People are being reminded to remember elderly people in their community this Christmas, with loneliness being linked to major health issues.
The Salvation Army says more can be done to help elderly people suffering from loneliness over the festive season.
Getting together and having Christmas lunch may seem like a regular thing for most but for some elderly people, it can be a challenge.
Lunches held in the lead-up to Christmas are getting more common, as elderly loneliness is increasingly acknowledged.
"They get to have camaraderie over their Christmas lunch, which a few wouldn't do, they usually would be sitting in their flats by themselves on Christmas day," says Denise Eggers from Mt Wellington Charitable Trust.
For some, it's the only Christmas celebration they will have.
"We don't have trouble filling the seats so that's an indication they really do appreciate it," says Ms Eggers.
Lunches see people come from the community, as well as from local rest homes.
"The problem with getting old is that you lose friends to make new friends," says Alan Verrall from the Mt Wellington Charitable Trust.

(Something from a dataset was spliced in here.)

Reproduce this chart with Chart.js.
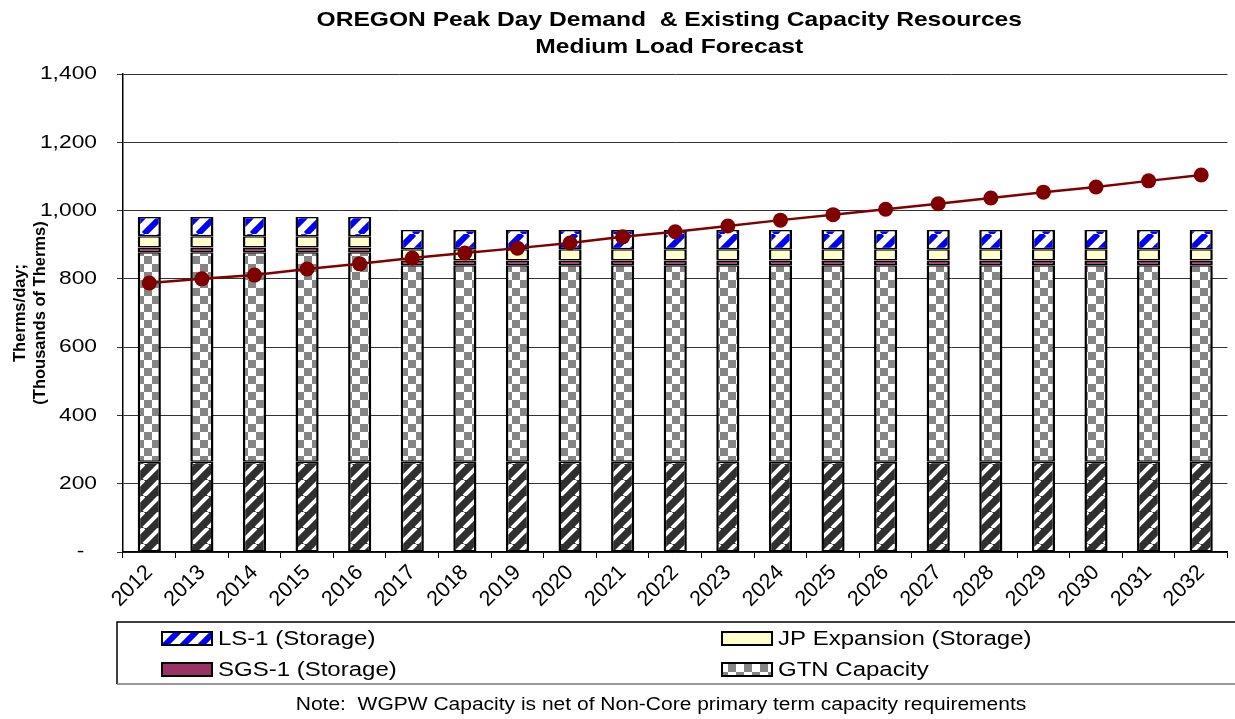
<!DOCTYPE html>
<html>
<head>
<meta charset="utf-8">
<title>OREGON Peak Day Demand & Existing Capacity Resources</title>
<script src="https://cdn.jsdelivr.net/npm/chart.js@4.4.1/dist/chart.umd.min.js"></script>
<style>
  html, body { margin: 0; padding: 0; background: #fff; }
  #wrap { position: relative; width: 1235px; height: 719px; }
</style>
</head>
<body>
<div id="wrap"><canvas id="chart"></canvas></div>
<script>
// chart values (thousands of therms per day)
const years = ["2012","2013","2014","2015","2016","2017","2018","2019","2020","2021","2022",
               "2023","2024","2025","2026","2027","2028","2029","2030","2031","2032"];
const wgpw   = [264,264,264,264,264,264,264,264,264,264,264,264,264,264,264,264,264,264,264,264,264];
const gtn    = [614,614,614,614,614,576,576,576,576,576,576,576,576,576,576,576,576,576,576,576,576];
const sgs1   = [14,14,14,14,14,14,14,14,14,14,14,14,14,14,14,14,14,14,14,14,14];
const jpExp  = [33,33,33,33,33,33,33,33,33,33,33,33,33,33,33,33,33,33,33,33,33];
const ls1    = [56,56,56,56,56,56,56,56,56,56,56,56,56,56,56,56,56,56,56,56,56];
const demand = [788,800,811,829,844,861,876,890,905,923,938,955,972,988,1004,1020,1037,1054,1069,1087,1104];
const yTicks = [0,200,400,600,800,1000,1200,1400];

const titleLines = ["OREGON Peak Day Demand  & Existing Capacity Resources", "Medium Load Forecast"];
const legendItems = ["LS-1 (Storage)", "JP Expansion (Storage)", "SGS-1 (Storage)", "GTN Capacity"];
const noteText = "Note:  WGPW Capacity is net of Non-Core primary term capacity requirements";

// the source renders its horizontal text a bit wide, so stretch unrotated text
const TEXT_STRETCH = 1.2;
const plainFillText = CanvasRenderingContext2D.prototype.fillText;
CanvasRenderingContext2D.prototype.fillText = function(text, x, y){
  const m = this.getTransform();
  if (m.b !== 0 || m.c !== 0) return plainFillText.call(this, text, x, y);
  this.save();
  this.translate(x, y);
  this.scale(TEXT_STRETCH, 1);
  plainFillText.call(this, text, 0, 0);
  this.restore();
};

function tile(size){
  const c = document.createElement("canvas");
  c.width = c.height = size;
  return c;
}

function stripes(bg, fg, size, width){
  const c = tile(size);
  const x = c.getContext("2d");
  x.fillStyle = bg;
  x.fillRect(0, 0, size, size);
  x.strokeStyle = fg;
  x.lineWidth = width;
  x.beginPath();
  [-size, 0, size].forEach(o=>{
    x.moveTo(o, size);
    x.lineTo(o + size, 0);
  });
  x.stroke();
  return x.createPattern(c, "repeat");
}

function checker(bg, fg, cell){
  const c = tile(cell * 2);
  const x = c.getContext("2d");
  x.fillStyle = bg;
  x.fillRect(0, 0, cell * 2, cell * 2);
  x.fillStyle = fg;
  x.fillRect(0, 0, cell, cell);
  x.fillRect(cell, cell, cell, cell);
  return x.createPattern(c, "repeat");
}

const fills = {
  wgpw: stripes("#303030", "#ffffff", 16, 4),
  gtn: checker("#ffffff", "#858585", 8),
  sgs1: "#993366",
  jpExp: "#ffffcc",
  ls1: stripes("#ffffff", "#0000ff", 18, 6),
};

const FONT = "'Liberation Sans', Arial, sans-serif";
Chart.defaults.font.family = FONT;
Chart.defaults.color = "#000";

function barSet(label, data, fill){
  return {
    type: "bar", label, data,
    backgroundColor: fill,
    borderColor: "#000",
    borderWidth: { top: 1.5, bottom: 1.5, left: 2.5, right: 2.5 },
    borderSkipped: false,
    barPercentage: 0.44,
    categoryPercentage: 1,
    order: 1,
  };
}

const titlePlugin = {
  id: "twoLineTitle",
  afterDraw(chart){
    const {ctx, chartArea} = chart;
    const cx = (chartArea.left + chartArea.right) / 2 - 6;
    ctx.save();
    ctx.fillStyle = "#000";
    ctx.font = `bold 20.5px ${FONT}`;
    ctx.textAlign = "center";
    ctx.textBaseline = "middle";
    titleLines.forEach((t, i)=> ctx.fillText(t, cx, 20 + i * 27));
    ctx.restore();
  }
};

const boxLegend = {
  id: "boxLegend",
  afterDraw(chart){
    const {ctx} = chart;
    const box = {x: 117, y: 622, w: 1130, h: 62};
    ctx.save();
    ctx.lineWidth = 1.5;
    ctx.strokeStyle = "#000";
    ctx.beginPath();
    ctx.moveTo(box.x + box.w, box.y);
    ctx.lineTo(box.x, box.y);
    ctx.lineTo(box.x, box.y + box.h);
    ctx.stroke();
    ctx.strokeStyle = "#777";
    ctx.beginPath();
    ctx.moveTo(box.x, box.y + box.h);
    ctx.lineTo(box.x + box.w, box.y + box.h);
    ctx.stroke();

    ctx.font = `20px ${FONT}`;
    ctx.textBaseline = "middle";
    ctx.textAlign = "left";
    legendItems.forEach((name, i)=>{
      const ds = chart.data.datasets.find(d=>d.label === name);
      const sx = i % 2 ? 722 : 162;
      const sy = Math.floor(i / 2) ? 663 : 632;
      ctx.fillStyle = ds.backgroundColor;
      ctx.fillRect(sx, sy, 50, 13);
      ctx.lineWidth = 2;
      ctx.strokeStyle = "#000";
      ctx.strokeRect(sx, sy, 50, 13);
      ctx.fillStyle = "#000";
      ctx.fillText(name, sx + 56, sy + 7);
    });

    ctx.font = `17.5px ${FONT}`;
    ctx.textAlign = "center";
    ctx.fillText(noteText, 661, 705);
    ctx.restore();
  }
};

new Chart(document.getElementById("chart"), {
  data: {
    labels: years,
    datasets: [
      barSet("WGPW Capacity", wgpw, fills.wgpw),
      barSet("GTN Capacity", gtn, fills.gtn),
      barSet("SGS-1 (Storage)", sgs1, fills.sgs1),
      barSet("JP Expansion (Storage)", jpExp, fills.jpExp),
      barSet("LS-1 (Storage)", ls1, fills.ls1),
      {
        type: "line",
        label: "Peak Day Demand",
        data: demand,
        borderColor: "#800000",
        backgroundColor: "#800000",
        borderWidth: 2.5,
        pointRadius: 7.5,
        pointBorderWidth: 0,
        tension: 0,
        order: 0,
      },
    ],
  },
  options: {
    responsive: true,
    maintainAspectRatio: false,
    animation: false,
    layout: { padding: { top: 74, right: 0, bottom: 0, left: 0 } },
    plugins: {
      legend: { display: false },
      tooltip: { enabled: false },
      title: { display: false },
    },
    scales: {
      x: {
        stacked: true,
        afterFit(scale){ scale.height = 167; },
        grid: { drawOnChartArea: false, color: "#000", tickLength: 6, offset: true },
        border: { color: "#000", width: 1.5 },
        ticks: { autoSkip: false, minRotation: 45, maxRotation: 45, padding: 2,
                 font: { size: 21.5 } },
      },
      y: {
        stacked: true,
        min: 0,
        max: 1400,
        afterFit(scale){ scale.width = 123; },
        afterBuildTicks(scale){ scale.ticks = yTicks.map(v=>({value: v})); },
        grid: { color: "#333", lineWidth: 1, tickLength: 6 },
        border: { color: "#000", width: 1.5 },
        ticks: {
          padding: 20,
          font: { size: 19 },
          callback: v => v === 0 ? "-  " : v.toLocaleString("en-US"),
        },
        title: {
          display: true,
          text: ["Therms/day;", "(Thousands of Therms)"],
          font: { size: 16.5, weight: "bold", lineHeight: 1.25 },
          padding: { top: 10, bottom: 0 },
        },
      },
    },
  },
  plugins: [titlePlugin, boxLegend],
});
</script>
</body>
</html>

Research shows that loneliness can increase the risk of death, similar to the health risks posed by obesity.
In the UK they're trying to raise awareness of elderly loneliness around Christmas time.
In New Zealand the Salvation Army is busier than ever – its Senior Services team have been wrapping presents so that elderly living alone in the community at least have a little gift to open.

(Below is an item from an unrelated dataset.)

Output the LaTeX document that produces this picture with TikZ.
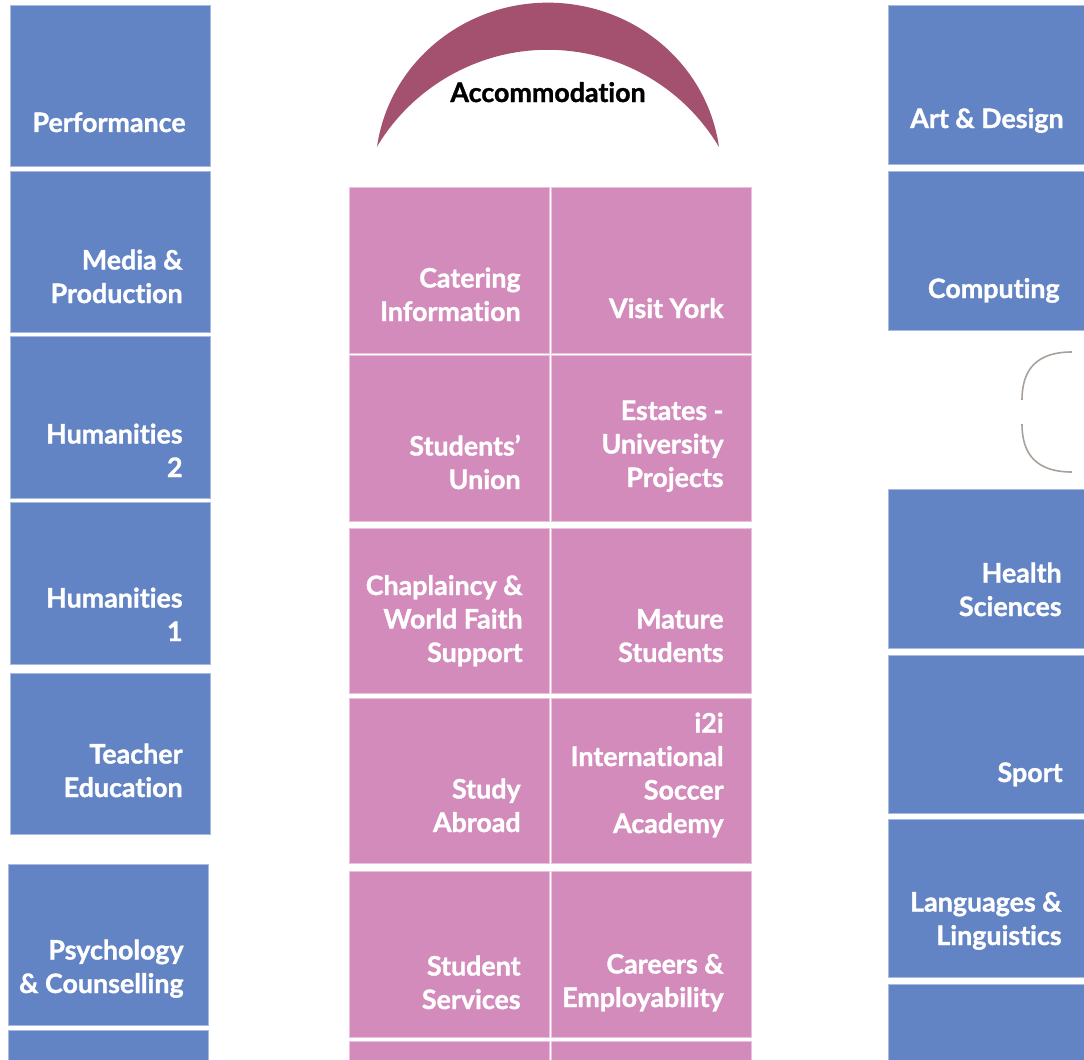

"There is a very large element that doesn't look forward to Christmas," says Kath Johnston from Senior Services Co-ordination.
Ms Johnson says many elderly simply don't have anyone to share Christmas with.
She says the biggest issue is with elderly men, who if they lose their partners, can easily become reclusive.
Ms Johnson says more should be done in society to help elderly around Christmas but admits it's hard to change the emotional side of things.
She hopes with more awareness, more elderly can have a social and happy Christmas.